Capitol Connection #1036
We ‘leak’ real news! However, this answer also has ‘alternate’ choices for this contractor. Another contractor ‘rocks’ my world. We help an Oregon contractor get ‘out of town’, but it’s not going to be easy to leave California…
Q: We are a leak detection contractor and we locate and repair leaking components, including valves, pumps, connectors, compressors, and agitators, in order to minimize the emission of fugitive volatile organic compounds and hazardous air pollutants. We are responsible for maintaining and using the proper equipment and seeing to it that calibration parameters are within the allowable limits. We are also responsible for monitoring components which fall under applicable monitoring requirements. I have reviewed the CSLB’s classifications list and nothing seems to fit. Do you have any suggestions?
A: My first thought was a “C-61”/”D-64” which is “unclassified”. The CSLB will give the class a title based on the type of work done, i.e. “C-61”/”D-64” (Leak Detection). However just to confirm, I discussed it with the Licensing Deputy and they determined you can review the definitions of each and choose either the “C-34” (Pipeline) or, “C-36” (Plumbing) classification. There is a trade exam for either one you choose.

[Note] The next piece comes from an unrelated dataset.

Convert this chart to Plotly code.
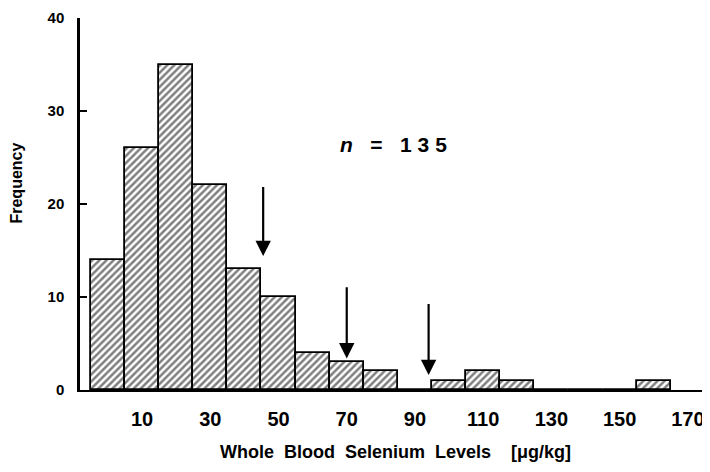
import plotly.graph_objects as go

bin_centers = [0, 10, 20, 30, 40, 50, 60, 70, 80, 90, 100, 110, 120, 130, 140, 150, 160]
frequency = [14, 26, 35, 22, 13, 10, 4, 3, 2, 0, 1, 2, 1, 0, 0, 0, 1]
tick_vals = [10, 30, 50, 70, 90, 110, 130, 150, 170]
tick_text = ["10", "30", "50", "70", "90", "110", "130", "150", "170"]
y_ticks = [0, 10, 20, 30, 40]
arrow_x = [45.5, 70, 94]
arrow_top = [22, 11.2, 9.4]
arrow_tip = [14.4, 3.4, 1.6]

FONT = "Liberation Sans, Arial, sans-serif"

fig = go.Figure()
fig.add_trace(go.Bar(
    x=bin_centers, y=frequency, width=10,
    marker=dict(color="white",
                line=dict(color="black", width=1.8),
                pattern=dict(shape="/", fgcolor="black", bgcolor="white",
                             size=5, solidity=0.5)),
    showlegend=False,
))

for x, y0, y1 in zip(arrow_x, arrow_top, arrow_tip):
    fig.add_annotation(x=x, y=y1, ax=x, ay=y0, xref="x", yref="y",
                       axref="x", ayref="y", showarrow=True,
                       arrowhead=2, arrowsize=1.4, arrowwidth=2.2,
                       arrowcolor="black", text="")

fig.add_annotation(x=0.41, y=0.66, xref="paper", yref="paper",
                   text="<i>n</i>   =   1 3 5", showarrow=False,
                   font=dict(family=FONT, size=21, color="black", weight="bold"),
                   xanchor="left", yanchor="middle")

fig.add_annotation(x=-0.1, y=0.555, xref="paper", yref="paper",
                   text="Frequency", showarrow=False, textangle=-90,
                   font=dict(family=FONT, size=16, color="black", weight="bold"),
                   xanchor="center", yanchor="middle")

fig.add_annotation(x=0.5, y=-0.166, xref="paper", yref="paper",
                   text="Whole  Blood  Selenium  Levels    [μg/kg]", showarrow=False,
                   font=dict(family=FONT, size=18, color="black", weight="bold"),
                   xanchor="center", yanchor="middle")

fig.update_layout(
    width=702, height=464,
    margin=dict(l=72, r=0, t=10, b=82),
    paper_bgcolor="white", plot_bgcolor="white",
    bargap=0,
    xaxis=dict(range=[-8.2, 176.5], tickvals=tick_vals, ticktext=tick_text,
               showline=True, linecolor="black", linewidth=2,
               showgrid=False, zeroline=False, ticks="", automargin=False,
               ticklabelstandoff=10, ticklabeloverflow="allow",
               tickfont=dict(family=FONT, size=20, color="black", weight="bold")),
    yaxis=dict(range=[0, 40], tickvals=y_ticks, automargin=False,
               showline=True, linecolor="black", linewidth=2.5,
               showgrid=False, zeroline=False,
               ticks="inside", ticklen=7, tickwidth=2, tickcolor="black",
               ticklabelstandoff=10, ticklabeloverflow="allow",
               tickfont=dict(family=FONT, size=15, color="black", weight="bold")),
)

fig.write_html("out.html")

Q: I’ve recently bought a stone business that also does fabrication and installation of cabinets in California. I’ve been reading your articles and thank you for all the great information. I haven’t seen my current question anywhere. I created my corporation with myself as President, Secretary, and Treasurer, with my original intent to be the only owner. My RMO has a current General “B” license, so I gave him 20% ownership in my company for him to keep his license Active. My question now lies with Worker’s Compensation insurance. Does RMO status qualify him to be an Officer according to CA Worker’s Comp law, thus I am exempt from Worker’s Comp?
A: I appreciate you reading the column and thank you for contacting me. RMO stands for “Responsible Managing Officer”. As long as your company does not have employees, and only has Officers, you are exempt from Worker Comp.
Q: We are an Oregon company and we got a CA Contractor’s License several years ago to do a couple of projects. We no longer do business so we need to shut down the company. I found out we are Suspended with the Secretary of State and was informed that we needed to file and pay our back taxes, even though we haven’t done business there for several years. The Franchise Tax Board sent me the filing requirements and they included a Certificate of Revivor form. Why would we need to submit a Revivor form if our intent is to close down the corporation?
A: To close a corporation in CA, foreign corporations are required to file a Certificate of Surrender with the Secretary of State. One of the requirements to surrender is to file and pay all taxes owed. Also, for the Secretary of State to process the surrender, your corporation must be active and in good standing. You will need to file the Certificate of Revivor with the Franchise Tax Board for the Secretary of State to lift your “suspended” status and put you back to Active/Good Standing.